== TASK INSTRUCTIONS ==
Copy out, from the entries below, each line holding the string "script".

== INPUT ROWS ==
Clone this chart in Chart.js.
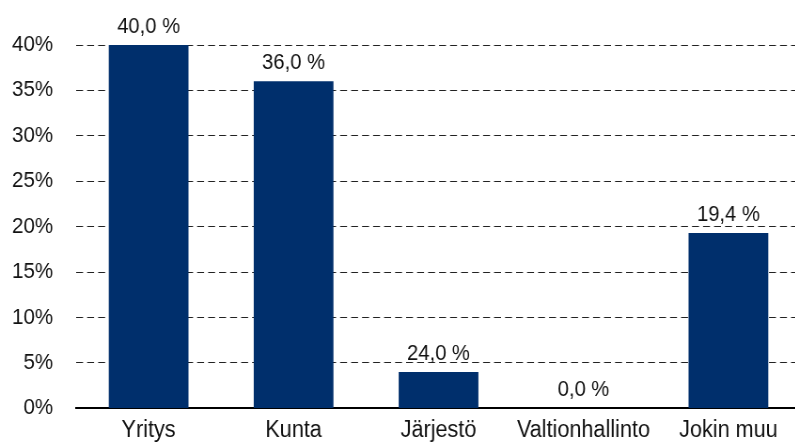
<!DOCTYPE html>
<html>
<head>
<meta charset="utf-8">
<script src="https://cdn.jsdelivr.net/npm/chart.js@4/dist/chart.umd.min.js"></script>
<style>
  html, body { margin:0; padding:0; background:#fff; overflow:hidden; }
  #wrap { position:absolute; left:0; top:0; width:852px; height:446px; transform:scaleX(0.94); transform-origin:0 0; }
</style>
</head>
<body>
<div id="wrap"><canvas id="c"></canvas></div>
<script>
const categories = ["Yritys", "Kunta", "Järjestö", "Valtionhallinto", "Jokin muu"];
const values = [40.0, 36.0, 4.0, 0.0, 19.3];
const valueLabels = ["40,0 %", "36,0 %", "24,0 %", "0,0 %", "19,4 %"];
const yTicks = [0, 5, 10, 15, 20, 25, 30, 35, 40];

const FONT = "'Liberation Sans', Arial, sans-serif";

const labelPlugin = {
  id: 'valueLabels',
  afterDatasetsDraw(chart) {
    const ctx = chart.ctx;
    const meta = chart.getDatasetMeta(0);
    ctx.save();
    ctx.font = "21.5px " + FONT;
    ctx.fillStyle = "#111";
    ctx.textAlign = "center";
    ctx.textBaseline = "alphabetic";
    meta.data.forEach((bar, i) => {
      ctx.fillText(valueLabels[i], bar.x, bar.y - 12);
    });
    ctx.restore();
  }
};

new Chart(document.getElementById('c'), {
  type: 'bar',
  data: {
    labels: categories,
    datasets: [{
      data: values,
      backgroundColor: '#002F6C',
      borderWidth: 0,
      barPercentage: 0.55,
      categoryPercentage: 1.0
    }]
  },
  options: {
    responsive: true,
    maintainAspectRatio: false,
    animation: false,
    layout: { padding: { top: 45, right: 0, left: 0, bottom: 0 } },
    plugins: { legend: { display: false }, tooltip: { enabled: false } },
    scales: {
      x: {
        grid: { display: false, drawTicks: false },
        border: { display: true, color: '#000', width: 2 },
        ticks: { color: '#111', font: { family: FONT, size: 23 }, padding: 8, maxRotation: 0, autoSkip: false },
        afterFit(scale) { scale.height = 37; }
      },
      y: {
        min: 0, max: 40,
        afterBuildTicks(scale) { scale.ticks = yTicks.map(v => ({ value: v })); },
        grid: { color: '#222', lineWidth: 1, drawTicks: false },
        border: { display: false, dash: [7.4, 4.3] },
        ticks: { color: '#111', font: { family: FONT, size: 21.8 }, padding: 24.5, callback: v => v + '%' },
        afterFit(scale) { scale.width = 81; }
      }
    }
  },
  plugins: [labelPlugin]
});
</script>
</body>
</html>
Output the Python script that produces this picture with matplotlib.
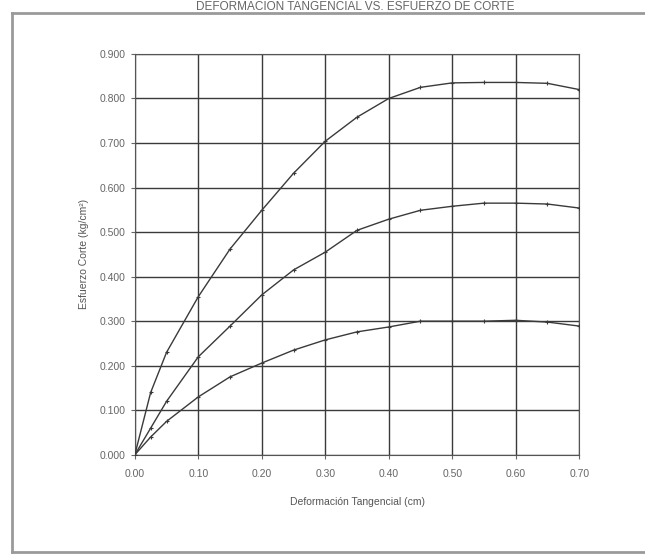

== EXERCISE RESULT ==
<script src="https://cdn.jsdelivr.net/npm/chart.js@4/dist/chart.umd.min.js"></script>
<script>
</script>
Output the Python script that produces this picture with matplotlib.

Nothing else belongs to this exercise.